━━━━━ Given information

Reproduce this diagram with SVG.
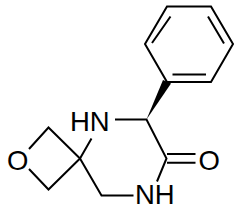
<svg xmlns="http://www.w3.org/2000/svg" width="240" height="213" viewBox="0 0 240 213">
<style>
.b{stroke:#000;stroke-width:2;fill:none;stroke-linecap:butt}
.t{font-family:"Liberation Sans",Arial,sans-serif;font-size:27.5px;fill:#000}
</style>
<rect width="240" height="213" fill="#fff"/>
<g id="bonds">
<path class="b" d="M167,82 L145,44 L167,6.5 L211,6.5 L233,44 L211,82 Z"/>
<path class="b" d="M152,43 L170.5,16.5 M208,16.5 L224,43.5 M172.5,74.5 L206,74.5"/>
<polygon points="146.5,119.5 163,80 171,83.5" fill="#000"/>
<path class="b" d="M115,119.5 L146.5,119.5 L166.5,158.5 L157,181.5"/>
<path class="b" d="M167,154 L195.5,154 M167,162.8 L195.5,162.8"/>
<path class="b" d="M91.5,138.5 L80,158.5 L101.5,195.5 L133.5,195.5"/>
<path class="b" d="M80,158.5 L48.5,127.5 L29,149 M29,169 L48.5,189.5 L80,158.5"/>
</g>
<g id="N1"><text class="t" x="70" y="130.5">HN</text></g>
<g id="N2"><text class="t" x="135" y="204">NH</text></g>
<g id="O1"><text class="t" x="198.5" y="170">O</text></g>
<g id="O2"><text class="t" x="7" y="170">O</text></g>
</svg>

━━━━━━━━━━

Every line above should be returned exactly; the pictures stay out.

Reply:
Reproduce this diagram with SVG.
<svg xmlns="http://www.w3.org/2000/svg" width="240" height="213" viewBox="0 0 240 213">
<style>
.b{stroke:#000;stroke-width:2;fill:none;stroke-linecap:butt}
.t{font-family:"Liberation Sans",Arial,sans-serif;font-size:27.5px;fill:#000}
</style>
<rect width="240" height="213" fill="#fff"/>
<g id="bonds">
<path class="b" d="M167,82 L145,44 L167,6.5 L211,6.5 L233,44 L211,82 Z"/>
<path class="b" d="M152,43 L170.5,16.5 M208,16.5 L224,43.5 M172.5,74.5 L206,74.5"/>
<polygon points="146.5,119.5 163,80 171,83.5" fill="#000"/>
<path class="b" d="M115,119.5 L146.5,119.5 L166.5,158.5 L157,181.5"/>
<path class="b" d="M167,154 L195.5,154 M167,162.8 L195.5,162.8"/>
<path class="b" d="M91.5,138.5 L80,158.5 L101.5,195.5 L133.5,195.5"/>
<path class="b" d="M80,158.5 L48.5,127.5 L29,149 M29,169 L48.5,189.5 L80,158.5"/>
</g>
<g id="N1"><text class="t" x="70" y="130.5">HN</text></g>
<g id="N2"><text class="t" x="135" y="204">NH</text></g>
<g id="O1"><text class="t" x="198.5" y="170">O</text></g>
<g id="O2"><text class="t" x="7" y="170">O</text></g>
</svg>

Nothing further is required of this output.